With the side effect of the cameras getting better
Apparently, the program quietly ran for several months and recruited more than 120 participants. Eufy’s stated goal was ambitious: collect over 40,000 clips of both staged and real incidents to feed its AI models. The company wanted training data of suspicious behavior, like someone testing a locked car door or “accidentally” walking away with a delivery box. The process was simple: upload the footage through a Google Form, attach a PayPal address, and receive $2 per clip.
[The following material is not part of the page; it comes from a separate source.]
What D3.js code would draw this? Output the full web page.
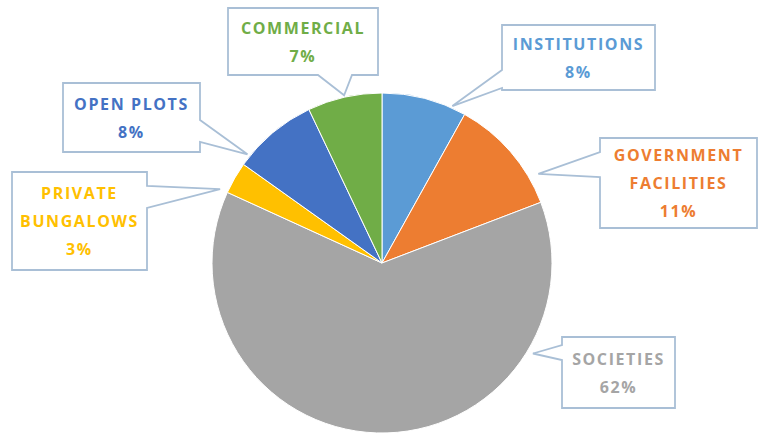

The key here is transparency. Eufy didn’t just scrape the internet for clips, didn’t siphon real user footage without permission, and didn’t bury the details in fine print. The company explicitly told people what it was collecting, why it wanted the clips, and what the data would be used for — AI training, and nothing else. Compared to the industry standard (which often amounts to “we’ll take what we want, thanks”), this is practically wholesome.
Sure, $2 won’t pay for your next Prime order, and faking a car break-in in broad daylight probably raised a few eyebrows from the neighbors. But in an industry where “training data” often comes from scraping whatever’s available online, Eufy’s approach is, somehow, oddly respectable. Plus, it could ultimately help users’ smart homes keep them safer.
In today’s climate, it’s fair if you initially rolled your eyes at hearing about a smart camera brand paying people to fake being criminals. The ironic part is, that might actually be the most ethical thing happening in AI.